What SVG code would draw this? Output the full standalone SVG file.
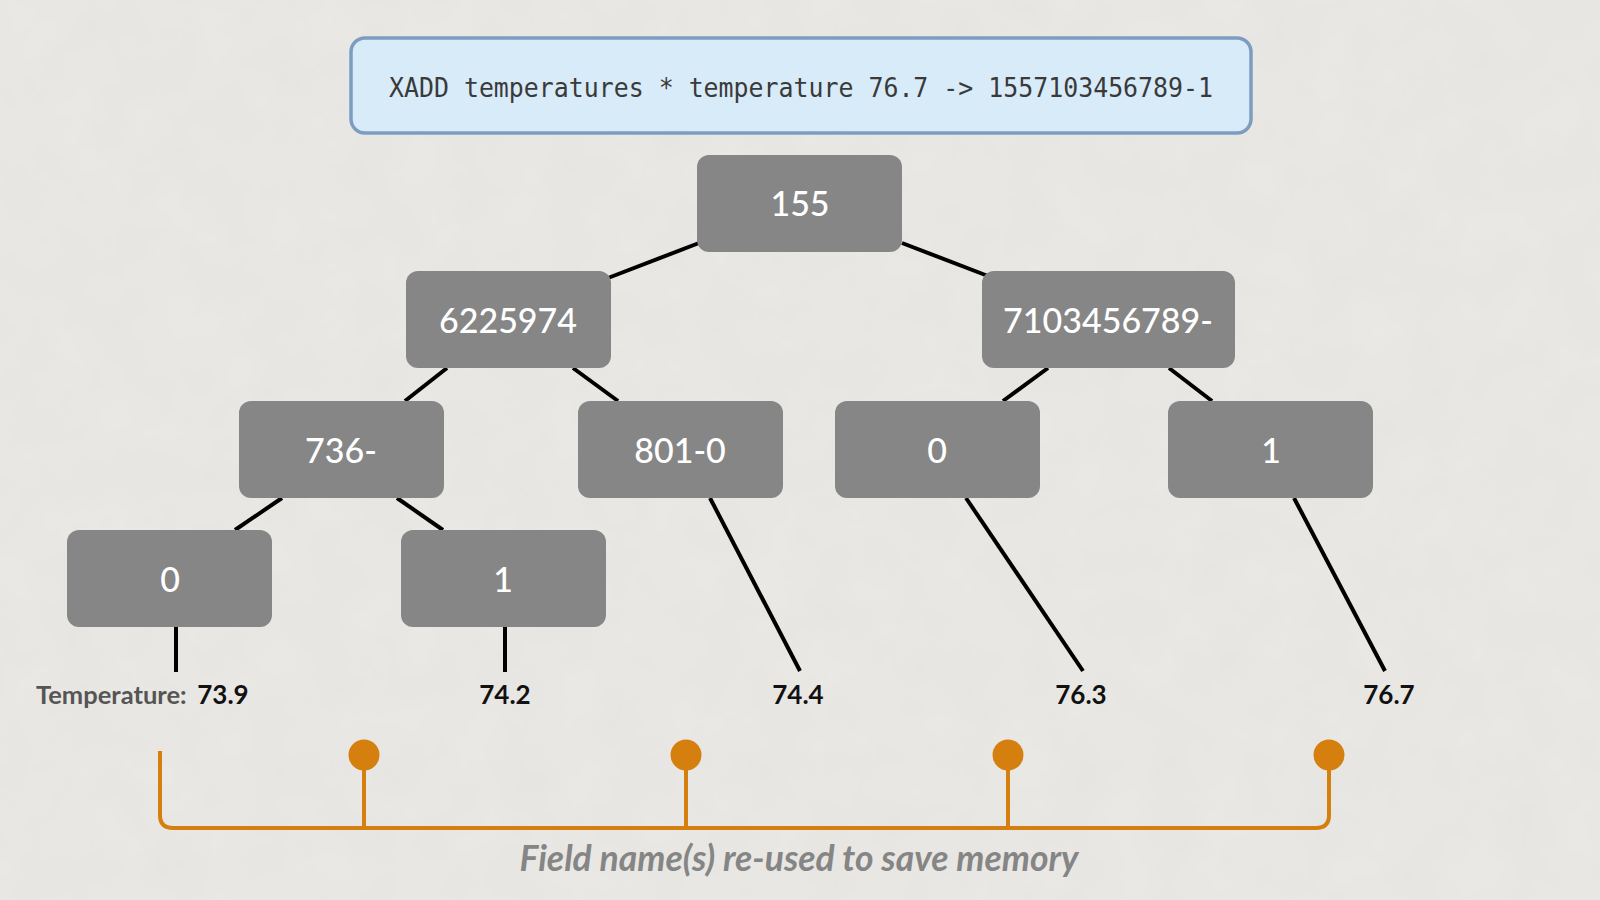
<svg xmlns="http://www.w3.org/2000/svg" width="1600" height="900" viewBox="0 0 1600 900">
<defs>
<style>
.node rect{fill:#868686;}
.node text{font-family:Lato,"Noto Sans","Liberation Sans",sans-serif;font-size:34px;font-weight:500;fill:#ffffff;text-anchor:middle;}
.conn line{stroke:#000;stroke-width:4;stroke-linecap:butt;}
.val{font-family:Lato,"Liberation Sans",sans-serif;font-weight:bold;font-size:26px;fill:#111;text-anchor:middle;}
.lbl{font-family:Lato,"Liberation Sans",sans-serif;font-weight:bold;font-size:25.5px;fill:#555;}
.br{stroke:#d47f0e;stroke-width:4;fill:none;}
.dot{fill:#d47f0e;}
</style>
<filter id="paper" x="0" y="0" width="100%" height="100%">
<feTurbulence type="fractalNoise" baseFrequency="0.02" numOctaves="3" seed="4" result="n"/>
<feColorMatrix in="n" type="matrix" values="0 0 0 0 0.5  0 0 0 0 0.5  0 0 0 0 0.5  0 0 0 0.10 0"/>
</filter>
</defs>
<rect x="0" y="0" width="1600" height="900" fill="#ebe9e5"/>
<rect x="0" y="0" width="1600" height="900" filter="url(#paper)"/>

<g id="command">
<rect x="351" y="38" width="900" height="95" rx="14" fill="#d8ebf9" stroke="#7d9dc0" stroke-width="3.5"/>
<text x="801" y="97" font-family="'DejaVu Sans Mono','Liberation Mono',monospace" font-size="27" fill="#3a3a3a" text-anchor="middle" textLength="824" lengthAdjust="spacingAndGlyphs">XADD temperatures * temperature 76.7 -&gt; 1557103456789-1</text>
</g>

<g id="connectors" class="conn">
<line x1="699" y1="243" x2="608" y2="278"/>
<line x1="902" y1="243" x2="988" y2="276"/>
<line x1="447" y1="368" x2="405" y2="401"/>
<line x1="573" y1="368" x2="618" y2="401"/>
<line x1="1048" y1="368" x2="1003" y2="401"/>
<line x1="1169" y1="368" x2="1212" y2="401"/>
<line x1="282" y1="498" x2="235" y2="530"/>
<line x1="397" y1="498" x2="443" y2="530"/>
<line x1="176" y1="627" x2="176" y2="672"/>
<line x1="505" y1="627" x2="505" y2="672"/>
<line x1="710" y1="498" x2="800" y2="671"/>
<line x1="966" y1="498" x2="1083" y2="671"/>
<line x1="1294" y1="498" x2="1385" y2="671"/>
</g>

<g id="n155" class="node"><rect x="697" y="155" width="205" height="97" rx="12"/><text x="800" y="216">155</text></g>
<g id="n6225974" class="node"><rect x="406" y="271" width="205" height="97" rx="12"/><text x="508" y="333">6225974</text></g>
<g id="n7103456789" class="node"><rect x="982" y="271" width="253" height="97" rx="12"/><text x="1108" y="333">7103456789-</text></g>
<g id="n736" class="node"><rect x="239" y="401" width="205" height="97" rx="12"/><text x="341" y="463">736-</text></g>
<g id="n801" class="node"><rect x="578" y="401" width="205" height="97" rx="12"/><text x="680" y="463">801-0</text></g>
<g id="n0r" class="node"><rect x="835" y="401" width="205" height="97" rx="12"/><text x="937" y="463">0</text></g>
<g id="n1r" class="node"><rect x="1168" y="401" width="205" height="97" rx="12"/><text x="1271" y="463">1</text></g>
<g id="n0l" class="node"><rect x="67" y="530" width="205" height="97" rx="12"/><text x="170" y="592">0</text></g>
<g id="n1l" class="node"><rect x="401" y="530" width="205" height="97" rx="12"/><text x="503" y="592">1</text></g>

<g id="values">
<text class="lbl" x="36" y="704">Temperature:</text>
<text class="val" x="223" y="704">73.9</text>
<text class="val" x="505" y="704">74.2</text>
<text class="val" x="798" y="704">74.4</text>
<text class="val" x="1081" y="704">76.3</text>
<text class="val" x="1389" y="704">76.7</text>
</g>

<g id="bracket">
<path class="br" d="M160 751 V815 Q160 828 173 828 H1316 Q1329 828 1329 815 V754"/>
<line class="br" x1="364" y1="754" x2="364" y2="828"/>
<line class="br" x1="686" y1="754" x2="686" y2="828"/>
<line class="br" x1="1008" y1="754" x2="1008" y2="828"/>
<circle class="dot" cx="364" cy="755" r="15.5"/>
<circle class="dot" cx="686" cy="755" r="15.5"/>
<circle class="dot" cx="1008" cy="755" r="15.5"/>
<circle class="dot" cx="1329" cy="755" r="15.5"/>
<text x="799" y="871" font-family="Lato,'Liberation Sans',sans-serif" font-weight="bold" font-style="italic" font-size="35.5" fill="#858585" text-anchor="middle">Field name(s) re-used to save memory</text>
</g>
</svg>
■ ■ ■ ■
Your copy of the data should match it exactly, except that pictures are left out.

What SVG code would draw this? Output the full standalone SVG file.
<svg xmlns="http://www.w3.org/2000/svg" width="1600" height="900" viewBox="0 0 1600 900">
<defs>
<style>
.node rect{fill:#868686;}
.node text{font-family:Lato,"Noto Sans","Liberation Sans",sans-serif;font-size:34px;font-weight:500;fill:#ffffff;text-anchor:middle;}
.conn line{stroke:#000;stroke-width:4;stroke-linecap:butt;}
.val{font-family:Lato,"Liberation Sans",sans-serif;font-weight:bold;font-size:26px;fill:#111;text-anchor:middle;}
.lbl{font-family:Lato,"Liberation Sans",sans-serif;font-weight:bold;font-size:25.5px;fill:#555;}
.br{stroke:#d47f0e;stroke-width:4;fill:none;}
.dot{fill:#d47f0e;}
</style>
<filter id="paper" x="0" y="0" width="100%" height="100%">
<feTurbulence type="fractalNoise" baseFrequency="0.02" numOctaves="3" seed="4" result="n"/>
<feColorMatrix in="n" type="matrix" values="0 0 0 0 0.5  0 0 0 0 0.5  0 0 0 0 0.5  0 0 0 0.10 0"/>
</filter>
</defs>
<rect x="0" y="0" width="1600" height="900" fill="#ebe9e5"/>
<rect x="0" y="0" width="1600" height="900" filter="url(#paper)"/>

<g id="command">
<rect x="351" y="38" width="900" height="95" rx="14" fill="#d8ebf9" stroke="#7d9dc0" stroke-width="3.5"/>
<text x="801" y="97" font-family="'DejaVu Sans Mono','Liberation Mono',monospace" font-size="27" fill="#3a3a3a" text-anchor="middle" textLength="824" lengthAdjust="spacingAndGlyphs">XADD temperatures * temperature 76.7 -&gt; 1557103456789-1</text>
</g>

<g id="connectors" class="conn">
<line x1="699" y1="243" x2="608" y2="278"/>
<line x1="902" y1="243" x2="988" y2="276"/>
<line x1="447" y1="368" x2="405" y2="401"/>
<line x1="573" y1="368" x2="618" y2="401"/>
<line x1="1048" y1="368" x2="1003" y2="401"/>
<line x1="1169" y1="368" x2="1212" y2="401"/>
<line x1="282" y1="498" x2="235" y2="530"/>
<line x1="397" y1="498" x2="443" y2="530"/>
<line x1="176" y1="627" x2="176" y2="672"/>
<line x1="505" y1="627" x2="505" y2="672"/>
<line x1="710" y1="498" x2="800" y2="671"/>
<line x1="966" y1="498" x2="1083" y2="671"/>
<line x1="1294" y1="498" x2="1385" y2="671"/>
</g>

<g id="n155" class="node"><rect x="697" y="155" width="205" height="97" rx="12"/><text x="800" y="216">155</text></g>
<g id="n6225974" class="node"><rect x="406" y="271" width="205" height="97" rx="12"/><text x="508" y="333">6225974</text></g>
<g id="n7103456789" class="node"><rect x="982" y="271" width="253" height="97" rx="12"/><text x="1108" y="333">7103456789-</text></g>
<g id="n736" class="node"><rect x="239" y="401" width="205" height="97" rx="12"/><text x="341" y="463">736-</text></g>
<g id="n801" class="node"><rect x="578" y="401" width="205" height="97" rx="12"/><text x="680" y="463">801-0</text></g>
<g id="n0r" class="node"><rect x="835" y="401" width="205" height="97" rx="12"/><text x="937" y="463">0</text></g>
<g id="n1r" class="node"><rect x="1168" y="401" width="205" height="97" rx="12"/><text x="1271" y="463">1</text></g>
<g id="n0l" class="node"><rect x="67" y="530" width="205" height="97" rx="12"/><text x="170" y="592">0</text></g>
<g id="n1l" class="node"><rect x="401" y="530" width="205" height="97" rx="12"/><text x="503" y="592">1</text></g>

<g id="values">
<text class="lbl" x="36" y="704">Temperature:</text>
<text class="val" x="223" y="704">73.9</text>
<text class="val" x="505" y="704">74.2</text>
<text class="val" x="798" y="704">74.4</text>
<text class="val" x="1081" y="704">76.3</text>
<text class="val" x="1389" y="704">76.7</text>
</g>

<g id="bracket">
<path class="br" d="M160 751 V815 Q160 828 173 828 H1316 Q1329 828 1329 815 V754"/>
<line class="br" x1="364" y1="754" x2="364" y2="828"/>
<line class="br" x1="686" y1="754" x2="686" y2="828"/>
<line class="br" x1="1008" y1="754" x2="1008" y2="828"/>
<circle class="dot" cx="364" cy="755" r="15.5"/>
<circle class="dot" cx="686" cy="755" r="15.5"/>
<circle class="dot" cx="1008" cy="755" r="15.5"/>
<circle class="dot" cx="1329" cy="755" r="15.5"/>
<text x="799" y="871" font-family="Lato,'Liberation Sans',sans-serif" font-weight="bold" font-style="italic" font-size="35.5" fill="#858585" text-anchor="middle">Field name(s) re-used to save memory</text>
</g>
</svg>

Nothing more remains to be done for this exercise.